QUINCY - The Port of Quincy is making corrections after the state Auditor's Office found the district lacks adequate controls over financial reporting.

But the port is questioning whether the office would have even made a finding if its commissioners had not called to inquire about how to handle what Commissioner Brian Kuest terms "an oversight."

Kuest said the port had already submitted its 2006 financial statement to the auditor for review.

"Once we had determined the supposed finding here was not included in that 2006 financial, our conversations back to the auditor's office were, do we correct 2006 or do we include it in 2007?" he explained. "That's the only question we really asked the auditor's office how they would like to have it presented. If we had said nothing and corrected it 2007, would there have even been a finding?"

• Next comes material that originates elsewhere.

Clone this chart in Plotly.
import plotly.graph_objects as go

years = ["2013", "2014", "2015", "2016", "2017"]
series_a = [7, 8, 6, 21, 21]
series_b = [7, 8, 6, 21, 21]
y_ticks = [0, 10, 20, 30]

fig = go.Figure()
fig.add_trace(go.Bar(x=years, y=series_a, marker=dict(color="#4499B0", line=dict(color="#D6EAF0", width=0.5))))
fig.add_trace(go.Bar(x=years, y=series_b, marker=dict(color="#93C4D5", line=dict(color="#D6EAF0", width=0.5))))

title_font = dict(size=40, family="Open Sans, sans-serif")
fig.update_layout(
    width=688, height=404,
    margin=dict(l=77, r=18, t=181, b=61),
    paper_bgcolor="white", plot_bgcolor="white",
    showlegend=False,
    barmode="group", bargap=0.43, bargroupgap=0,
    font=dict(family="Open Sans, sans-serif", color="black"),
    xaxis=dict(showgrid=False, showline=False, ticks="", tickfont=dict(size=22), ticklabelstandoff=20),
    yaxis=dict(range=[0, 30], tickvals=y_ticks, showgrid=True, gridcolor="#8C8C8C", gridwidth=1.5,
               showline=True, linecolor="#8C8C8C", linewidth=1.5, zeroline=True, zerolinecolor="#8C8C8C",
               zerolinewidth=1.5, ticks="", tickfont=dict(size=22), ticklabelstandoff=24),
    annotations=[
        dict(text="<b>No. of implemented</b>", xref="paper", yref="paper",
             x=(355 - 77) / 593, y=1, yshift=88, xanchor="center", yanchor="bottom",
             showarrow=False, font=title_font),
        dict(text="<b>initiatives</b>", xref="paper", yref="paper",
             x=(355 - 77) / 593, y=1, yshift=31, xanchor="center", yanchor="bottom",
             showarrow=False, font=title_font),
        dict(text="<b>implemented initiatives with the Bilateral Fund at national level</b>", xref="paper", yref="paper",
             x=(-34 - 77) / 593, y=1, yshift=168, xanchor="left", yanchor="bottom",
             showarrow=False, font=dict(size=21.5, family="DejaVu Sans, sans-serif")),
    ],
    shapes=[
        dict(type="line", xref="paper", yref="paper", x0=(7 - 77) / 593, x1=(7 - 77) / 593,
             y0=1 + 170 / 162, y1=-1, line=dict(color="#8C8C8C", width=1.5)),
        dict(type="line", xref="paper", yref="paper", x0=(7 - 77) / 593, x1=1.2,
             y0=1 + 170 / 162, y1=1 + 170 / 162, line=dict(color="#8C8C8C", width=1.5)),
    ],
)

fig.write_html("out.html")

The audit states the district "did not conduct adequate research of generally accepted accounting principles to ensure the accurate reporting of capital assets in the financial statements. As a result, its capital assets were not recorded accurately and in accordance with generally accepted accounting principles."

According to the audit, the port in 2006 incorrectly recorded and reported about $1.3 million in capital assets, incorrectly recorded and overstated depreciation of the assets by about $446,000 and as a result, the value of the port's capital assets was overstated by about $900,000.

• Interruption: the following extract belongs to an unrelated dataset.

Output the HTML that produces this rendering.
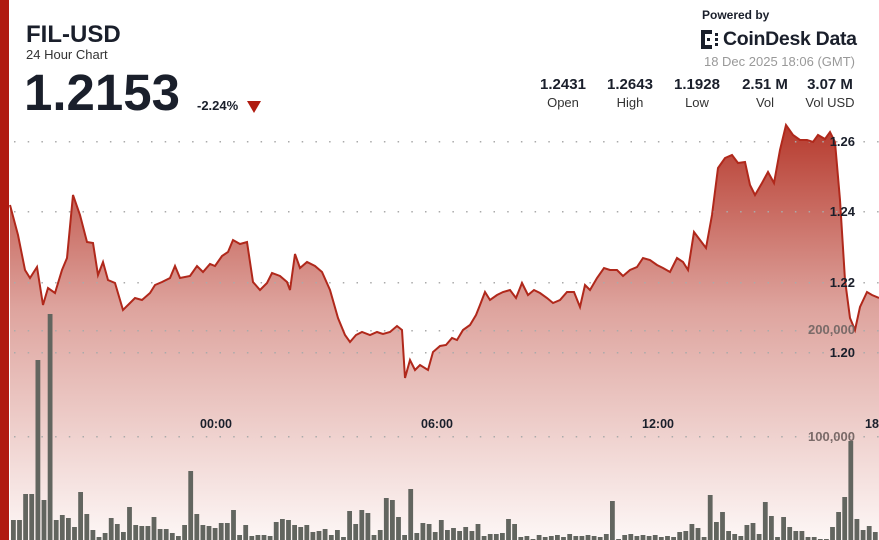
<!DOCTYPE html>
<html><head><meta charset="utf-8"><style>
body{margin:0;width:879px;height:540px;overflow:hidden;background:#fff;font-family:"Liberation Sans",sans-serif;position:relative}
.a{position:absolute;white-space:nowrap}
.st{position:absolute;top:76px;text-align:center;width:70px}
.st b{display:block;font-size:15px;color:#1a1f2b}
.st span{display:block;font-size:13px;color:#333;margin-top:2px}
</style></head><body>
<svg id="s" width="879" height="540" style="position:absolute;left:0;top:0">
<defs><linearGradient id="g" x1="0" y1="120" x2="0" y2="540" gradientUnits="userSpaceOnUse">
<stop offset="0" stop-color="#b5372a"/><stop offset="0.45" stop-color="#dea49e"/><stop offset="1" stop-color="#fdf7f6"/></linearGradient></defs>
<path id="area" fill="url(#g)"/><g id="grid"></g><g id="vol"></g><path id="ln" fill="none" stroke="#b0281b" stroke-width="2"/>
<g font-family="Liberation Sans" font-weight="bold" font-size="13" fill="#1a1f2b" text-anchor="end">
<text x="855" y="146">1.26</text><text x="855" y="216">1.24</text><text x="855" y="287">1.22</text><text x="855" y="357">1.20</text>
<text x="855" y="334" fill="#7a6a68">200,000</text><text x="855" y="441" fill="#7a6a68">100,000</text>
</g>
<g font-family="Liberation Sans" font-weight="bold" font-size="12.5" fill="#1a1f2b" text-anchor="middle">
<text x="216" y="428">00:00</text><text x="437" y="428">06:00</text><text x="658" y="428">12:00</text><text x="872" y="428">18</text></g>
</svg>
<div class="a" style="left:0;top:0;width:9px;height:540px;background:#b01b10"></div>
<div class="a" style="left:26px;top:21px;font-size:24px;font-weight:bold;color:#1a1f2b">FIL-USD</div>
<div class="a" style="left:26px;top:47px;font-size:13px;color:#333">24 Hour Chart</div>
<div class="a" style="left:24px;top:63px;font-size:51px;font-weight:bold;color:#1a1f2b">1.2153</div>
<div class="a" style="left:197px;top:98px;font-size:13px;font-weight:bold;color:#1a1f2b">-2.24%</div>
<svg class="a" style="left:247px;top:101px" width="14" height="12"><path d="M0 0H14L7 12Z" fill="#b01b10"/></svg>
<div class="a" style="left:702px;top:8px;font-size:12px;font-weight:bold;color:#1a1f2b">Powered by</div>
<svg class="a" style="left:701px;top:30px" width="20" height="20"><g fill="#1a1f2b"><rect x="0" y="0" width="4" height="19"/><rect x="4" y="0" width="7" height="4"/><rect x="4" y="15" width="7" height="4"/><rect x="14" y="3" width="3" height="3"/><rect x="14" y="8" width="3" height="3"/><rect x="14" y="13" width="3" height="3"/><rect x="6" y="8" width="3" height="3"/></g></svg>
<div class="a" style="left:723px;top:28px;font-size:19.5px;font-weight:bold;color:#1a1f2b;letter-spacing:-0.3px">CoinDesk Data</div>
<div class="a" style="right:24px;top:54px;font-size:13px;color:#999">18 Dec 2025 18:06 (GMT)</div>
<div class="st" style="left:528px"><b>1.2431</b><span>Open</span></div>
<div class="st" style="left:595px"><b>1.2643</b><span>High</span></div>
<div class="st" style="left:662px"><b>1.1928</b><span>Low</span></div>
<div class="st" style="left:730px"><b>2.51 M</b><span>Vol</span></div>
<div class="st" style="left:795px"><b>3.07 M</b><span>Vol USD</span></div>
<script>
var P=[10,205,18,235,25,270,30,278,37,267,43,305,48,288,55,293,62,270,67,258,73,195,80,215,87,242,93,243,98,275,103,262,108,280,115,283,123,310,128,305,135,298,142,300,150,293,155,285,162,282,170,278,175,266,180,278,190,276,197,266,203,272,210,264,215,266,222,256,228,252,233,240,240,244,247,242,253,282,260,290,267,283,272,273,280,276,287,282,290,290,295,254,300,268,307,262,315,266,322,272,330,290,338,318,345,335,350,342,356,335,362,332,370,335,377,332,383,334,390,332,397,326,402,330,405,378,410,360,415,370,420,365,428,370,433,352,440,346,446,345,452,338,457,340,463,330,470,325,476,315,480,305,485,292,490,300,497,295,503,292,510,290,516,298,522,283,528,295,534,290,540,293,547,298,553,303,560,300,567,292,574,292,580,307,585,285,590,290,597,278,604,268,610,270,617,270,623,276,630,270,637,267,643,258,650,260,657,265,663,268,670,272,677,258,683,262,688,270,694,232,700,240,706,248,712,215,718,168,725,158,732,155,738,163,745,162,750,185,755,195,762,183,768,172,774,183,780,150,786,125,793,135,800,140,807,140,813,142,818,135,825,139,830,132,835,142,840,200,845,280,850,318,855,330,860,307,867,292,872,295,879,298];
var d="M"+P[0]+" "+P[1];for(var i=2;i<P.length;i+=2)d+=" L"+P[i]+" "+P[i+1];
document.getElementById("ln").setAttribute("d",d);
document.getElementById("area").setAttribute("d",d+" L879 540 L10 540 Z");
var V=[520,520,494,494,360,500,314,520,515,518,527,492,514,530,537,533,518,524,532,507,525,526,526,517,529,529,533,536,525,471,514,525,526,528,523,523,510,535,525,536,535,535,536,522,519,520,525,527,525,532,531,529,535,530,537,511,524,510,513,535,530,498,500,517,535,489,533,523,524,532,520,530,528,531,527,531,524,536,534,534,533,519,524,537,536,539,535,537,536,535,537,534,536,536,535,536,537,534,501,539,535,534,536,535,536,535,537,536,537,532,531,524,528,537,495,522,512,531,534,536,525,523,534,502,516,537,517,527,531,531,537,537,539,539,527,512,497,441,519,530,526,532];
var g="";var step=(879-11)/V.length;for(var j=0;j<V.length;j++){var x=11+j*step;g+='<rect x="'+x.toFixed(1)+'" y="'+V[j]+'" width="'+(step-1.3).toFixed(1)+'" height="'+(540-V[j])+'" fill="#62655f"/>';}
document.getElementById("vol").innerHTML=g;
var gr="";[141,211,282,330,352,436].forEach(function(y){for(var x=14;x<879;x+=13.7)gr+='<rect x="'+x.toFixed(1)+'" y="'+y+'" width="1.5" height="1.5" fill="#aaa"/>';});
document.getElementById("grid").innerHTML=gr;
</script>
</body></html>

The port in 2005 incorrectly recorded and report about $1.3 million in capital assets, incorrectly recording and overstating depreciation of the assets by $648,000, the audit stated, resulting in the value of the port's assets being overstated by about $700,000.

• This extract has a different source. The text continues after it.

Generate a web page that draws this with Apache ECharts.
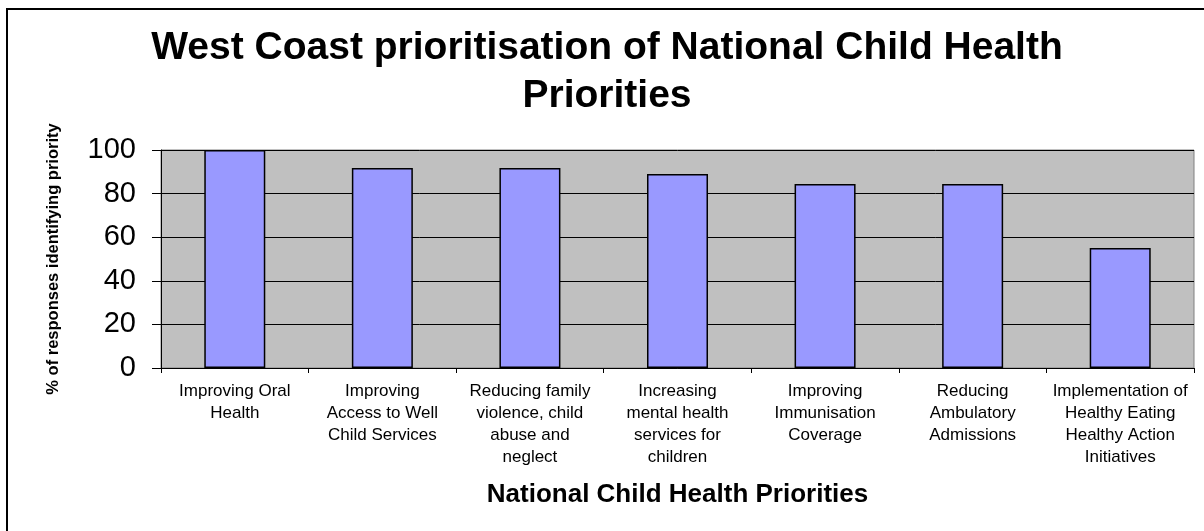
<!DOCTYPE html>
<html>
<head>
<meta charset="utf-8">
<script src="https://cdn.jsdelivr.net/npm/echarts@6/dist/echarts.min.js"></script>
<style>
html,body{margin:0;padding:0;background:#fff;}
#chart{width:1204px;height:531px;}
</style>
</head>
<body>
<div id="chart"></div>
<script>
var titleText = 'West Coast prioritisation of National Child Health\nPriorities';
var categories = [
  'Improving Oral\nHealth',
  'Improving\nAccess to Well\nChild Services',
  'Reducing family\nviolence, child\nabuse and\nneglect',
  'Increasing\nmental health\nservices for\nchildren',
  'Improving\nImmunisation\nCoverage',
  'Reducing\nAmbulatory\nAdmissions',
  'Implementation of\nHealthy Eating\nHealthy Action\nInitiatives'
];
var values = [100, 91.7, 91.7, 89, 84.4, 84.4, 55];
var yAxisName = '% of responses identifying priority';
var xAxisName = 'National Child Health Priorities';

var chart = echarts.init(document.getElementById('chart'), null, {renderer:'canvas'});
var font = 'Liberation Sans, Arial, sans-serif';
chart.setOption({
  animation: false,
  backgroundColor: '#ffffff',
  title: {
    text: titleText,
    left: 607, top: 24, textAlign: 'center', padding: 0,
    textStyle: {fontFamily: font, fontWeight: 'bold', fontSize: 39, lineHeight: 48, color: '#000'}
  },
  graphic: [{
    type: 'rect', silent: true, z: 100,
    shape: {x: 7, y: 9, width: 1400, height: 700},
    style: {fill: 'none', stroke: '#000', lineWidth: 2}
  }],
  grid: {left: 161, right: 10, top: 150, bottom: 163,
         show: true, backgroundColor: '#C0C0C0', borderColor: '#808080', borderWidth: 1},
  xAxis: {
    type: 'category', data: categories,
    name: xAxisName, nameLocation: 'middle', nameGap: 114,
    nameTextStyle: {fontFamily: font, fontWeight: 'bold', fontSize: 26, color: '#000'},
    axisLine: {lineStyle: {color: '#000', width: 1}},
    axisTick: {show: true, alignWithLabel: false, length: 5, lineStyle: {color: '#000'}},
    axisLabel: {interval: 0, margin: 12, fontFamily: font, fontSize: 17, lineHeight: 22, color: '#000', align: 'center'}
  },
  yAxis: {
    type: 'value', min: 0, max: 100, interval: 20,
    name: yAxisName, nameLocation: 'middle', nameGap: 99, nameRotate: 90,
    nameTextStyle: {fontFamily: font, fontWeight: 'bold', fontSize: 16.5, color: '#000'},
    axisLine: {show: true, lineStyle: {color: '#000', width: 1}},
    axisTick: {show: true, length: 9, lineStyle: {color: '#000'}},
    axisLabel: {margin: 25, fontFamily: font, fontSize: 29, color: '#000'},
    splitLine: {show: true, lineStyle: {color: '#000', width: 1}}
  },
  series: [{
    type: 'bar', data: values, barWidth: 61,
    itemStyle: {color: '#9999FF', borderColor: '#000', borderWidth: 1.5}
  }]
});
</script>
</body>
</html>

Land improvements made by the port should have been recorded as an expense at the time of construction, the audit stated, but because this did not happen, the port's development expense account was understated by about $546,000 in 2006 and by about $265,000 in 2005. In 2005 the amount of total depreciation was overstated by about $136,000 and the port's net income was overstated by about $129,000.

A prior period adjustment of about $571,000 was made in the 2005 financial statements to reflect an error in recording capital assets made in the 2004 financial statements, the audit added.

District personnel raised a question related to capital assets during the current audit, the audit states, but relied on the auditor's office to determine the proper accounting treatment related to those capital assets.

"Professional auditing standards do not allow the auditor to be a part of an entity's system of internal control for reasons of independence," the audit states.

In the port's response, the district says it did not rely on the auditor's office to determine the proper accounting treatment. Once the district, and not the auditor's office, determined an error had been made, they knew financial statements would need to be adjusted, according to the port response.

The question the district raised was to the timing of the adjustment, the response continues, not for a determination of the adjustment which needed to be made.

"We find it interesting that if the question of the timing of the adjustment had not been raised with the SAO and the District had just corrected the error in the 2007 financial statements as we first intended, this issue would not be a finding," the port's response stated.

Kuest said the port district has grown so much in the last four to five years.

"It was just an oversight in that specific situation that we didn't turn that asset over to the city from a book standpoint," he said. "It was just missed and it stayed on our books as an asset rather than being transferred to the city."

Prior to the oversight, Kuest said, the port district has had accounting firm LeMaster and Daniels do all of the accounting for the district.

"Even down to the bookkeeping portion of it, so that these oversights don't happen again," he said. "It shouldn't have been there to begin with, so we've caught it, it's been corrected. From an accounting standpoint, we're taking the appropriate measures to make sure it doesn't happen again and we're moving on."

Kuest works for LeMaster and Daniels, but said he is not doing any of the work for the port district.

"We're using others within the firm," he said. "We can gauge their services from an accounting standpoint to make sure this oversight doesn't happen again."